Once you're all nice and secure, the nice men lead you over to the edge and begin a count down from 3. Now, my first bungy (in Cairns) was fine. I was breathing hard, but I had mentally prepared myself for it. This time I had not. I had just enough time to say “Wait, give me a minute! No, no, no!” before he reached 1, and it was time to jump. I'm not sure why, but the number 1 apparently has power over me... it makes me jump off of 143 meter high platforms. Either that or the guy just had a very commanding voice. Either way, I jumped. And my god what exhilaration there was! It was more epic than the first one – this time I actually jumped, rather than dived down; there was further to fall; and no one to catch you at the bottom. The rush as the ground speeds towards you, wind whipping your face, eyes watering... epic. Reminds you you're alive!
Now, on your second bounce, you're meant to pull a cord and release your feet. I pulled the cord. My feet did not release. And so, instead of being pulled up comfortably sitting in my body harness, I was pulled up by my feet. It was very disorienting and slightly scary!
Scruffy jumped like last time, but with less flapping - I think she'd given up on flying and resigned herself to falling like a common anvil in a warner bros cartoon. Kim fell gracefully to her death, but sadly was caught by the bungy and is still with us, alive and well.
After that, we got coffee and went on our way to Te Anau – South-West of Queenstown, and where we were supposed to go scuba diving. Unfortunately the company only go with groups of 4 or more, but as there were only 2 of us, we couldn't go. We spent the night instead, drinking wine and watching Juno & Calendar Girls. We also met a loverly American girl (I know, oxymoron) called Laura. I think Scruffy & I scared her a little with our blabbering.
The next day we drove all the way to Dunedin – passing though Invercargil, the most Southern city in the world, on our way. The most Southern city in the world is very boring. There is nothing there. Except a bronze statue of a geko or something or other.
Dunedin is a loverly city. It's a student town and reminds me of Sheffield with its many, many hills and it's Octagon (the centre of the city rather than a crummy building, but an octagon non-the -less). There is also a very pretty railway station and a cadbury factory. We did not go to the Cadbury factory because we've all been to the one in Birmingham, and we didn't want to learn how they make fake cadbury's.
I found a new scarf in Dunedin, and it's very pretty! White NZ wool with multicoloured silk horizontal stripes – yay! I also completed a jigsaw I found at the hostel – it reminded me of my love of jigsaw puzzles, and they let me keep it out on the table until I'd finished. Woot!

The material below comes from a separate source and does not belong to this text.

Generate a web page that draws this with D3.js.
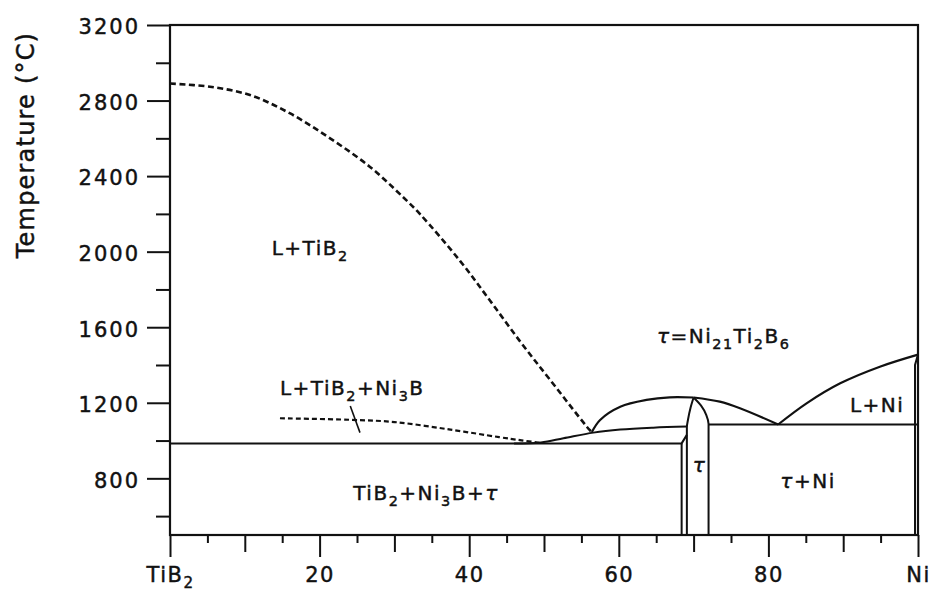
<!DOCTYPE html>
<html>
<head>
<meta charset="utf-8">
<script src="https://cdn.jsdelivr.net/npm/d3@7.9.0/dist/d3.min.js"></script>
<style>
  body { margin: 0; background: #fff; }
  svg { display: block; }
  text { font-family: "DejaVu Sans", sans-serif; fill: #111; stroke: #111; stroke-width: 0.45px; }
  .tick line { stroke: #111; stroke-width: 2; }
</style>
</head>
<body>
<svg width="932" height="593"></svg>
<script>
// composition (% Ni) vs temperature (°C)
const liquidusTiB2 = [[0, 2890], [5.35, 2873], [10.7, 2829], [16, 2733], [21.4, 2600], [26.7, 2450], [31.1, 2291], [33.4, 2200], [38.8, 1950], [42.8, 1740], [46.8, 1525], [50.8, 1322], [56.1, 1056], [56.4, 1045]];
const ni3bLine = [[14.7, 1118], [24, 1110], [30, 1098], [37.5, 1058], [44, 1018], [47, 1001], [49.5, 988]];
const upperLine = [[46, 985], [49.6, 990], [52.6, 1012], [56.6, 1042], [60.2, 1058], [64.6, 1068], [69.1, 1074]];
const domeLeft = [[56.4, 1045], [57.5, 1109], [60.2, 1179], [63.7, 1215], [66.8, 1229], [70, 1228]];
const domeRight = [[70, 1228], [73.5, 1206], [76.2, 1171], [81.3, 1085]];
const liquidusNi = [[81.3, 1085], [85.1, 1197], [89.6, 1303], [94.9, 1391], [100, 1455]];
const tauLeft = [[70, 1228], [69.6, 1175], [69.25, 1110], [69.1, 1070], [69.1, 500]];
const tauRight = [[70, 1228], [71, 1185], [71.7, 1135], [72, 1088], [72, 500]];
const eutectic = [[0, 985], [68.4, 985], [69.1, 1030]];
const tauOuter = [[68.4, 985], [68.4, 500]];
const niEutectic = [[72, 1085], [100, 1085]];
const niSolidus = [[100, 1455], [99.6, 1400], [99.6, 500]];
const leader = [[24.1, 1183], [25.4, 1042]];

const yMajor = [800, 1200, 1600, 2000, 2400, 2800, 3200];
const yMinor = [600, 1000, 1400, 1800, 2200, 2600, 3000];
const xLabelled = [0, 20, 40, 60, 80, 100];
const xLabels = ['TiB_{2}', '20', '40', '60', '80', 'Ni'];
const xMid = [10, 30, 50, 70, 90];
const xMinor = [5, 15, 25, 35, 45, 55, 65, 75, 85, 95];

const regionLabels = [
  { t: 'L+TiB_{2}', c: 13.6, T: 1982 },
  { t: 'L+TiB_{2}+Ni_{3}B', c: 14.7, T: 1241 },
  { t: 'TiB_{2}+Ni_{3}B+τ', c: 24.5, T: 685 },
  { t: 'τ=Ni_{21}Ti_{2}B_{6}', c: 65.1, T: 1516 },
  { t: 'L+Ni', c: 90.9, T: 1153 },
  { t: 'τ+Ni', c: 81.6, T: 749 },
  { t: 'τ', c: 69.9, T: 833 }
];

const svg = d3.select('svg');
const x = d3.scaleLinear().domain([0, 100]).range([170, 918]);
const y = d3.scaleLinear().domain([500, 3200]).range([535, 25]);

// text with subscripts written as _{..}, τ in italics
function rich(sel, str, size) {
  sel.text(null);
  let off = 0;
  const re = /_\{([^}]*)\}|τ|[^_τ]+/g;
  let m;
  while ((m = re.exec(str)) !== null) {
    const span = sel.append('tspan');
    if (m[1] !== undefined) {
      span.text(m[1]).attr('font-size', size * 0.72).attr('dy', size * 0.3 - off);
      off = size * 0.3;
    } else {
      span.text(m[0]).attr('dy', -off);
      off = 0;
      if (m[0] === 'τ') span.attr('font-style', 'italic');
    }
  }
}

// axes
const yAx = svg.append('g').attr('transform', `translate(${x(0)},0)`)
  .call(d3.axisLeft(y).tickValues(yMajor).tickSize(23).tickPadding(7).tickFormat(d3.format('d')));
svg.append('g').attr('transform', `translate(${x(0)},0)`)
  .call(d3.axisLeft(y).tickValues(yMinor).tickSize(14).tickFormat(''));
const xAx = svg.append('g').attr('transform', `translate(0,${y(500)})`)
  .call(d3.axisBottom(x).tickValues(xLabelled).tickSize(22));
svg.append('g').attr('transform', `translate(0,${y(500)})`)
  .call(d3.axisBottom(x).tickValues(xMid).tickSize(17).tickFormat(''));
svg.append('g').attr('transform', `translate(0,${y(500)})`)
  .call(d3.axisBottom(x).tickValues(xMinor).tickSize(8).tickFormat(''));
svg.selectAll('.domain').remove();
yAx.selectAll('text').style('font-size', '21px').style('letter-spacing', '2px')
  .attr('dy', '0.42em');
xAx.selectAll('text').style('font-size', '21px').style('letter-spacing', '1.5px')
  .attr('dy', null).attr('y', 47)
  .each(function (d, i) { rich(d3.select(this), xLabels[i], 21); });
svg.selectAll('.tick text').attr('font-family', null);

// frame
svg.append('rect')
  .attr('x', x(0)).attr('y', y(3200))
  .attr('width', x(100) - x(0)).attr('height', y(500) - y(3200))
  .attr('fill', 'none').attr('stroke', '#111').attr('stroke-width', 2.2);

// axis title
svg.append('text')
  .attr('transform', `translate(34,145) rotate(-90)`)
  .attr('text-anchor', 'middle')
  .style('font-size', '24px').style('letter-spacing', '1.2px')
  .text('Temperature (°C)');

// phase boundaries
const line = d3.line().x(d => x(d[0])).y(d => y(d[1]));
const smooth = d3.line().x(d => x(d[0])).y(d => y(d[1])).curve(d3.curveCatmullRom);
const smoothY = d3.line().x(d => x(d[0])).y(d => y(d[1])).curve(d3.curveMonotoneY);

function draw(gen, data, w, dash) {
  svg.append('path').attr('d', gen(data))
    .attr('fill', 'none').attr('stroke', '#111')
    .attr('stroke-width', w).attr('stroke-dasharray', dash || null);
}

draw(smooth, liquidusTiB2, 2.6, '6 3.5');
draw(smooth, ni3bLine, 2.2, '5 3');
draw(smooth, upperLine, 2);
draw(smooth, domeLeft, 2.2);
draw(smooth, domeRight, 2.2);
draw(smooth, liquidusNi, 2.2);
draw(smoothY, tauLeft, 2);
draw(smoothY, tauRight, 2);
draw(line, eutectic, 2);
draw(line, tauOuter, 2);
draw(line, niEutectic, 2);
draw(line, niSolidus, 2);
draw(line, leader, 1.6);

// region labels
regionLabels.forEach(l => {
  const t = svg.append('text')
    .attr('x', x(l.c)).attr('y', y(l.T))
    .style('font-size', '20px').style('letter-spacing', '1.5px');
  rich(t, l.t, 20);
});
</script>
</body>
</html>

After Dunedin, we drove to Christcurch. We made some stops on the way. Our first was to a cheese factory where we bought some loverly smoked brie from Racist Cheese Man. Racist Cheese Man believed that the London riots were being caused by “those damn foreigners”, mainly the Jamaicans... Don't ask, we don't know why. But anyway, Racist Cheese Man gave us some tips as to where to stop between there and Christchurch. The first stop was a place called “Shag Point”... yeah, we know... Anyway, that was where the Fur Seals seemed to congregate, along with some penguins. We got very close to some seals napping in the grass, and Kim unleashed her inner wildlife photographer once more. My companions have apparently never seen real live seals in the wild, and so this was a new experience for them. My trips to Blakeney as a child had already gifted me with this joy, and so I was less enthusiastic about the hundreds of seals lying around on the rocks. I had a tuna sandwich and a “mother” (the NZ equivalent of Relentless – the energy drink) in the car while they fawned over the many lazy seals. We did see a baby seal though, playing with it's mother (the parental kind, not the energy drink kind) – very cute indeed.
Secondly was the Moeraki Boulders. This was a fun stop. The boulders are on the beach and completely round from being eroded by the sea. Kim & I did yoga atop one which was partially in the sea – we had to time when to run and leap on to the rock without getting our feet wet! We also found a massive piece of driftwood on the same beach, on which we did more yoga and Scruffy played monkey.
The other places were just scenic routes – but we got some nice views all the same. Mainly of the sea, as the mountains were covered by low hanging cloud.
We arrived in Christchurch gone 7pm with Kim driving and myself navigating. Due to the 1001 one way systems in place and the lack of a city centre due to the earthquake, we had to do some interesting navigating to get ourselves to the hostel. It was tense for a while, but we got there with only one major problem i.e. when the road we wanted was gone.
We're now seen what's left of the Cathedral, and Scruffy saw the outskirts of the no-go zone i.e. the entire city centre. It's a shame we couldn't see the city before the quake, as it looks like it was a beautiful place. Perhaps we shall have to return in many years time.
We leave tomorrow for Kaikoura, where we'll be spending Sunday on a boat looking for whales. Not in a Moby Dick sort of way, more of a “oooh! Look! Purdy!” kind of way. Very different.